Duct tape, like most boons to civilization, is basically simple and altogether an old-fashioned item. Says Jim Pratt, of the 3M Company, one producer of the product, "It is just a refinement of old cloth bandage tape. It works so well because there's lots of adhesive—you must use it on a cloth backing. There really is no aluminum in it at all, that's just the color. It's actually 100% cotton." Manufactured by several companies, duct tape has as many applications for sportsmen and outdoorsmen as there are things that rip, snap, crack and leak.
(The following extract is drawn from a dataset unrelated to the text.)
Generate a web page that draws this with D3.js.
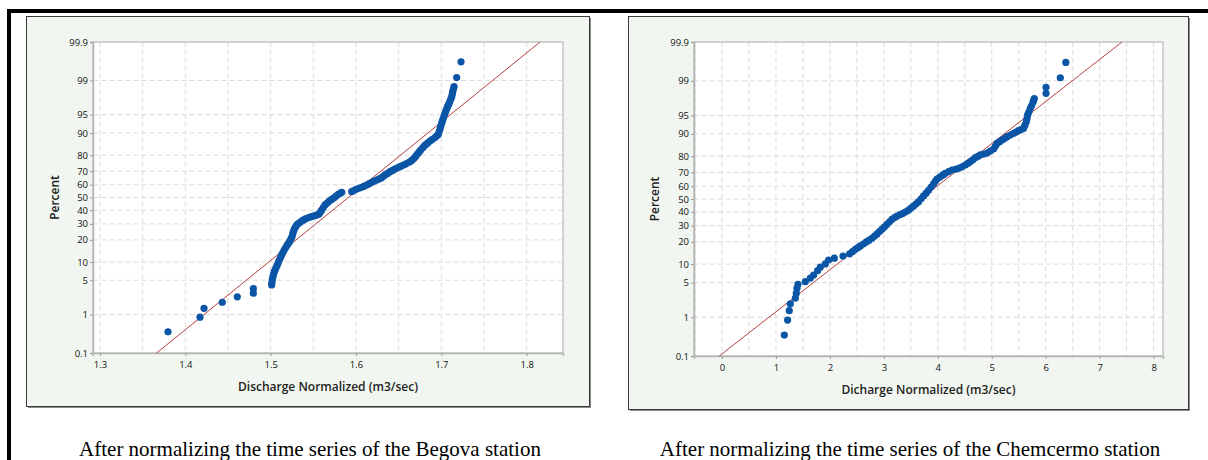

Mechanics at the Indy 500 carry rolls of the stuff to repair rips and holes caused by a stone or bolt from the track in the fiber-glass racers, restoring in an instant the smooth contours of the cars.

Since the tape is easily removed without damaging cloth, wood, metal and even skin, and because it peels off the roll easily, it is ideal for almost any emergency. It will hold a torn canoe bottom for a while and repair the nylon cloth of sleeping bags and jackets as well as mend tents, water jugs and cook kits. It can be used in the wilderness to fix broken eyeglass frames or a loose fly-rod guide; it can lash together a lean-to. You can temporarily repair a bicycle blowout with it, wrap a hockey stick, or hold together the cord nibbled by a squirrel from which the bird feeder is suspended. Sports photographers, who often have to repair gear on the spot, always pack a roll in their camera bags. They call it gaffer tape. The stuff is so amazing, cementing together almost anything the imagination can connect, that one architect, returning from a backpacking trip with duct tape, crowed, "I think there's a way to build a house with duct tape! If you just stretch it over the two-by-fours and then...."

When you go to your local hardware store to buy a roll of the tape, you must first assess the age of the guy behind the counter. If he's over 40, walk right up and ask for a roll of "duck" tape. If he's younger, you're safer to pronounce the consonants of duct tape precisely. Whichever, the stuff costs about $4.50 for a 2" by 60' roll.